Delbanco describes Channing and the intellectual life of nineteenth century America in academic prose that is alternately stiff and playful, making for some confusion but not obfuscating his larger interpretations. In seeking brevity, the author looks for neatly suggestive anecdotes and historical shorthands to portray his subject, and occasionally descends to awkward constructions, calling Trumball's M'Fingal a "bundle of hesitations," and stretching to describe Channing as fighting "an internal civil war that would last as long as he lived." There are also times when it seems the author reveres his subject almost unceasingly, remarking early in the biography: "William Channing's first sensation of 'the power within' is not a trivial event in the history of the American mind."
Nevertheless, Delbanco deems Channing's awareness of the "pace of social change" occasionally "acute" but more often "naive," and admits: "Without a critic's coercion, no man is a true bellwether for a century, and Channing may not always place his hand consciously on the pulse of his age." When Channing fails as an emblem of his generation. Delbanco shifts to a discussion of America in the nineteenth century, and with thoughtfulness and clarity, connects the dilemmas of this period to those of the twentieth century. When the author declares that "America has become a collection of self-interested combattants swirling about one another," he could easily be describing our own time as well as the 1830s.
IN HIS ACKNOWLEDGEMENTS, the author mentions how the themes of his book reflect his origins, "from Jewish parents who fled Hitler, and who tried in their transplanted lives to retain the balance between hope and reason which is called liberalism." William Ellery Channing also retained this balance, at a time when it was most delicate.
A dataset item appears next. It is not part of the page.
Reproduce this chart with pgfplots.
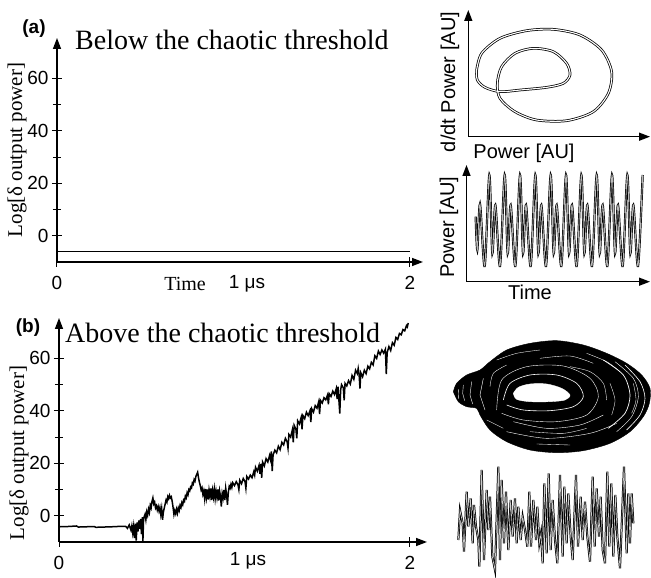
\documentclass[border=0pt]{standalone}
\usepackage{fontspec}
\setmainfont{Liberation Sans}
\newfontfamily\serif{Liberation Serif}
\usepackage{pgfplots}
\pgfplotsset{compat=1.18}
\usetikzlibrary{arrows.meta}

\pgfplotsset{
  mainax/.style={
    scale only axis, axis lines=left, clip=false, anchor=south west,
    axis line style={line width=1.4pt, -{Triangle[length=11pt,width=8pt]}},
    xmin=0, ymin=-10, ymax=75.4,
    xtick={0,2}, xticklabels={0,2},
    ytick={0,20,40,60}, minor ytick={10,30,50},
    tick align=center, major tick length=10pt, minor tick length=8pt,
    tick style={black, line width=1pt},
    tick label style={font=\fontsize{19}{19}\selectfont},
    xticklabel style={yshift=-6pt},
    /pgf/number format/assume math mode=true,
  },
  inax/.style={
    scale only axis, axis lines=left, ticks=none, clip=false, anchor=south west,
    axis line style={line width=1.4pt, -{Triangle[length=11pt,width=8pt]}},
  },
  hidax/.style={scale only axis, hide axis, clip=false, anchor=south west, y dir=reverse},
}

\begin{document}
\begin{tikzpicture}
\useasboundingbox (0,0) rectangle (651pt,578pt);

% (a) main panel
\begin{axis}[mainax, at={(57pt,316pt)}, width=366pt, height=224pt, xmax=2.074]
\addplot[black, line width=1.4pt] coordinates {(0,-6.1)(2,-6.1)};
\end{axis}

% (a) phase portrait
\begin{axis}[inax, at={(468.3pt,441.3pt)}, width=181.7pt, height=126.7pt,
  xmin=145, xmax=690, ymin=-410, ymax=-30]
\addplot[black, line width=0.75pt, double=white, double distance=1.1pt, smooth] coordinates {
  (170,-210)(185,-160)(240,-115)(320,-92)(400,-88)(480,-105)(545,-150)(575,-215)
  (565,-280)(520,-335)(440,-362)(350,-360)(285,-335)(240,-295)(232,-250)(245,-200)
  (285,-160)(340,-145)(400,-155)(440,-190)(450,-225)(430,-250)(380,-262)(300,-270)
  (240,-275)(195,-262)(172,-240)(170,-210)};
\end{axis}

% (a) time series
\begin{axis}[inax, at={(466.5pt,296.3pt)}, width=183.5pt, height=116.7pt,
  xmin=19.5, xmax=570, ymin=-365, ymax=-15]
\addplot[black, line width=0.7pt, double=gray!55, double distance=0.8pt, smooth] coordinates {
  (47,-170)(52,-270)(60,-132)(74,-318)(88,-45)(97,-280)(106,-135)(120,-318)(134,-45)
  (143,-280)(152,-135)(166,-318)(180,-45)(189,-280)(198,-135)(212,-318)(226,-45)
  (235,-280)(244,-135)(258,-318)(272,-45)(281,-280)(290,-135)(304,-318)(318,-45)
  (327,-280)(336,-135)(350,-318)(364,-45)(373,-280)(382,-135)(396,-318)(410,-45)
  (419,-280)(428,-135)(442,-318)(456,-45)(465,-280)(474,-135)(488,-318)(502,-45)
  (511,-280)(520,-135)(534,-318)(548,-45)};
\end{axis}

% (b) main panel
\begin{axis}[mainax, at={(59pt,36pt)}, width=368pt, height=224pt, xmax=2.097]
\addplot[black, line width=1.5pt] coordinates {
  (0,-4.2)(0.05,-4.1)(0.1,-3.9)(0.11,-4.3)(0.2,-4.1)(0.21,-4.4)(0.3,-4.2)(0.36,-4.0)
  (0.38,-4.0)(0.39,-4.8)(0.40,-3.5)(0.41,-5.5)(0.415,-3.8)(0.42,-6.5)(0.425,-4)(0.43,-8.5)
  (0.435,-3)(0.44,-9.5)(0.445,-2.5)(0.45,-6)(0.455,-1.8)(0.46,-5)(0.465,-1.2)(0.47,-7)
  (0.475,-0.5)(0.478,-10)(0.482,-1)(0.49,0.5)(0.495,-1.5)(0.50,1.5)(0.505,0.2)(0.51,2.5)
  (0.515,1.2)(0.52,4)(0.525,3)(0.53,5.5)(0.535,6.8)(0.54,4.5)(0.545,5.2)(0.55,3)
  (0.555,3.8)(0.56,2.2)(0.565,3.5)(0.57,1.8)(0.575,3.2)(0.58,0.5)(0.585,2.8)(0.59,-1.5)
  (0.595,1.5)(0.60,3)(0.605,4.5)(0.61,6)(0.615,5.2)(0.62,7.3)(0.625,6.5)(0.63,7.8)
  (0.635,6.8)(0.64,7.2)(0.645,5.5)(0.65,3.2)(0.655,0.5)(0.66,2)(0.665,0.8)(0.67,2.5)
  (0.675,1)(0.68,3)(0.685,2)(0.69,4)(0.695,3.2)(0.70,5)(0.705,4.2)(0.71,6)(0.715,5.5)
  (0.72,7.5)(0.725,6.8)(0.73,8.8)(0.735,8)(0.74,10)(0.745,9.5)(0.75,11)(0.755,10.6)
  (0.76,12.5)(0.765,12)(0.77,13.8)(0.775,13.2)(0.78,15)(0.785,15.8)(0.79,16.6)(0.795,14.5)
  (0.80,12.8)(0.805,11.5)(0.81,9.8)(0.815,10.6)(0.82,8.2)(0.825,9.5)(0.83,6.5)(0.835,10.2)
  (0.84,7)(0.845,10)(0.85,6.2)(0.855,9.8)(0.86,7.5)(0.865,10.4)(0.87,6)(0.875,9.6)
  (0.88,7.2)(0.885,10.2)(0.89,6.5)(0.895,9.4)(0.90,7)(0.905,10)(0.91,5.8)(0.915,9.5)
  (0.92,7.5)(0.925,3.5)(0.93,8.5)(0.935,6.8)(0.94,9.8)(0.945,6)(0.95,10.5)(0.955,8)
  (0.96,4.2)(0.965,9)(0.97,11.2)(0.975,10.5)(0.98,12)(0.985,10.8)(0.99,12.6)(1.0,11.5)
  (1.01,13)(1.02,11.8)(1.025,10)(1.03,13.5)(1.04,12.2)(1.05,14.2)(1.06,13)(1.065,10.5)
  (1.07,15)(1.08,14)(1.09,15.5)(1.10,14.5)(1.11,16.8)(1.115,15.5)(1.12,18.5)(1.13,17)
  (1.14,19.2)(1.145,16)(1.15,19.8)(1.155,14.5)(1.16,20.5)(1.17,19)(1.18,21.8)(1.19,20.5)
  (1.20,23)(1.205,21.5)(1.21,24.5)(1.215,17)(1.22,23.2)(1.23,25)(1.24,24)(1.25,26.5)
  (1.26,25.2)(1.27,28)(1.28,27)(1.29,29.5)(1.30,28.2)(1.305,25.8)(1.31,31)(1.32,30)
  (1.33,32.8)(1.335,28)(1.34,34.5)(1.35,33)(1.355,29.5)(1.36,36.2)(1.37,35)(1.38,37.5)
  (1.385,33)(1.39,38.2)(1.40,37)(1.41,39.5)(1.42,38.2)(1.43,40)(1.435,35.7)(1.44,40.8)
  (1.45,39.5)(1.46,42)(1.47,41)(1.48,43.5)(1.485,38.8)(1.49,44)(1.50,43)(1.51,45)
  (1.52,44.2)(1.53,46)(1.535,42.5)(1.54,46.5)(1.55,45.5)(1.56,47.5)(1.57,46.2)(1.58,48.5)
  (1.585,44.5)(1.59,49.2)(1.60,39)(1.605,48)(1.61,50)(1.62,48.8)(1.625,44)(1.63,50.5)
  (1.64,49.5)(1.65,51.5)(1.66,50.2)(1.67,53.5)(1.68,52)(1.69,55.5)(1.70,54.2)(1.705,56.2)
  (1.71,54)(1.715,48.5)(1.72,54.5)(1.73,53)(1.74,55.5)(1.75,54.2)(1.76,57)(1.77,56)
  (1.78,58.5)(1.79,57.5)(1.80,61)(1.81,60)(1.82,62.8)(1.83,61.5)(1.84,63.2)(1.85,62)
  (1.86,63.5)(1.865,54)(1.87,62.2)(1.88,64.5)(1.89,63)(1.90,66)(1.91,65)(1.92,68)
  (1.93,67.2)(1.94,69.5)(1.95,69)(1.96,71)(1.97,70.5)(1.98,72.5)(1.985,72)(1.99,73.5)};
\end{axis}

% (b) attractor
\begin{axis}[hidax, at={(430pt,0pt)}, width=221pt, height=278pt,
  xmin=0, xmax=663, ymin=0, ymax=834]
\addplot[fill=black, draw=black, smooth] coordinates {
  (70,275)(80,250)(110,225)(150,210)(180,185)(230,150)(300,130)(380,122)(460,135)
  (530,160)(590,190)(635,225)(660,265)(658,310)(640,350)(600,395)(540,430)(460,452)
  (380,458)(300,450)(230,425)(180,390)(150,345)(140,325)(110,320)(85,305)(70,275)} -- cycle;
\addplot[white, line width=0.6pt, smooth] coordinates {
  (220,300)(240,250)(300,225)(380,225)(440,250)(460,290)(430,320)(360,332)(280,330)(230,315)};
\addplot[white, line width=0.4pt, smooth] coordinates {
  (200,330)(215,240)(290,200)(400,198)(480,235)(505,290)(470,345)(380,365)(280,360)(215,340)};
\addplot[white, line width=0.7pt, smooth] coordinates {(520,180)(580,225)(600,285)(585,340)(535,385)};
\addplot[white, line width=0.4pt, smooth] coordinates {(555,185)(610,235)(625,290)(605,350)(560,395)};
\addplot[white, line width=0.6pt, smooth] coordinates {(585,195)(630,245)(645,295)(630,345)(590,390)};
\addplot[white, line width=0.4pt, smooth] coordinates {(250,365)(350,385)(450,375)(520,345)};
\addplot[white, line width=0.4pt, smooth] coordinates {(230,395)(350,415)(480,400)(560,370)};
\addplot[white, line width=0.35pt, smooth] coordinates {(330,175)(420,168)(490,190)};
\addplot[white, line width=0.35pt, smooth] coordinates {(200,180)(260,160)(330,150)};
\addplot[white, line width=0.35pt, smooth] coordinates {(470,160)(530,185)(570,215)};
\addplot[white, line width=0.35pt, smooth] coordinates {(180,260)(190,220)(230,195)};
\addplot[white, line width=0.35pt, smooth] coordinates {(420,200)(480,215)(520,250)(530,300)};
\addplot[white, line width=0.35pt, smooth] coordinates {(300,395)(400,400)(470,385)};
\addplot[white, line width=0.35pt, smooth] coordinates {(320,432)(420,435)};
\addplot[white, line width=0.35pt, smooth] coordinates {(540,250)(555,300)(545,345)};
\addplot[white, line width=0.35pt, smooth] coordinates {(610,250)(618,300)(605,340)};
\addplot[white, line width=0.35pt, smooth] coordinates {(170,360)(220,385)};
\addplot[white, line width=0.4pt] coordinates {(100,255)(98,280)(104,302)};
\addplot[white, line width=0.4pt] coordinates {(125,245)(120,285)(128,312)};
\addplot[white, line width=0.4pt] coordinates {(160,235)(150,285)(165,330)};
\addplot[white, line width=0.4pt] coordinates {(85,268)(86,296)};
\addplot[white, fill=white, smooth] coordinates {
  (250,280)(265,262)(300,252)(350,252)(395,265)(420,285)(405,300)(360,305)(300,305)(260,298)(250,280)} -- cycle;
\end{axis}

% (b) time series
\begin{axis}[hidax, at={(450pt,0pt)}, width=201pt, height=118pt,
  xmin=0, xmax=603, ymin=0, ymax=354]
\addplot[black, line width=0.75pt, double=gray!40, double distance=0.6pt] coordinates {
  (25,240)(30,150)(38,190)(42,275)(50,95)(55,200)(62,115)(68,250)(72,135)(78,200)
  (85,240)(88,320)(95,30)(102,300)(110,90)(115,210)(120,110)(127,290)(135,330)(145,20)
  (150,300)(155,60)(162,250)(168,95)(175,270)(182,120)(188,230)(195,115)(200,250)
  (205,140)(212,240)(218,170)(225,210)(232,260)(238,95)(243,260)(250,120)(258,240)
  (262,140)(268,250)(273,220)(278,310)(283,70)(290,280)(296,40)(302,270)(308,120)
  (315,240)(322,310)(330,45)(338,290)(343,80)(350,250)(355,100)(362,230)(368,300)
  (378,45)(384,260)(392,110)(398,240)(405,125)(412,230)(420,305)(428,50)(434,260)
  (440,85)(447,230)(452,110)(458,270)(465,310)(472,35)(478,260)(484,70)(490,290)
  (496,105)(502,230)(510,325)(522,20)(530,280)(535,100)(540,250)(545,100)(550,190)};
\end{axis}

% labels
\node[font=\bfseries\fontsize{19}{19}\selectfont] at (34pt,549pt) {(a)};
\node[font=\bfseries\fontsize{19}{19}\selectfont] at (28pt,250pt) {(b)};
\node[anchor=west, inner sep=0, font=\serif\fontsize{28}{28}\selectfont] at (75pt,538pt) {Below the chaotic threshold};
\node[anchor=west, inner sep=0, font=\serif\fontsize{28}{28}\selectfont] at (65pt,245pt) {Above the chaotic threshold};
\node[rotate=90, font=\serif\fontsize{21}{21}\selectfont] at (17pt,428pt) {Log[δ output power]};
\node[rotate=90, font=\serif\fontsize{21}{21}\selectfont] at (19pt,125pt) {Log[δ output power]};
\node[font=\serif\fontsize{20}{20}\selectfont] at (185pt,294pt) {Time};
\node[font=\fontsize{19}{19}\selectfont] at (247pt,294pt) {1 μs};
\node[font=\fontsize{19}{19}\selectfont] at (248pt,17pt) {1 μs};
\node[rotate=90, font=\fontsize{20}{20}\selectfont] at (450pt,496pt) {d/dt Power [AU]};
\node[font=\fontsize{20}{20}\selectfont] at (524pt,425pt) {Power [AU]};
\node[rotate=90, font=\fontsize{20}{20}\selectfont] at (449pt,351pt) {Power [AU]};
\node[font=\fontsize{20}{20}\selectfont] at (530pt,286pt) {Time};
\end{tikzpicture}
\end{document}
He promoted the idea of a national literature, sought an American Milton enthusiastically while quietly harboring fears and doubts that America could produce one. The beauty of Delbanco's essay resides in its expansiveness: it opens outward from Channing's life to ask larger questions, and leaves the reader something to ponder. Comparing Channing to Henry Adams, the author illuminates a man who "asked the overwhelming question of his century and ours: whether the world is spinning into chaos, or, after a long penance, tapping the divine. That question, which now as then elicits all the varying strategies of self-defense--embarrassment, indifference, and dogma--has rarely been asked with greater dignity." Channing was not a tub-thumping, rabble-rousing patriot, nor is Delbanco a wide-eyed and vociferous liberal. Like his subject, he asks what it means to be an American, and successfully depicts the miracles and misfortunes.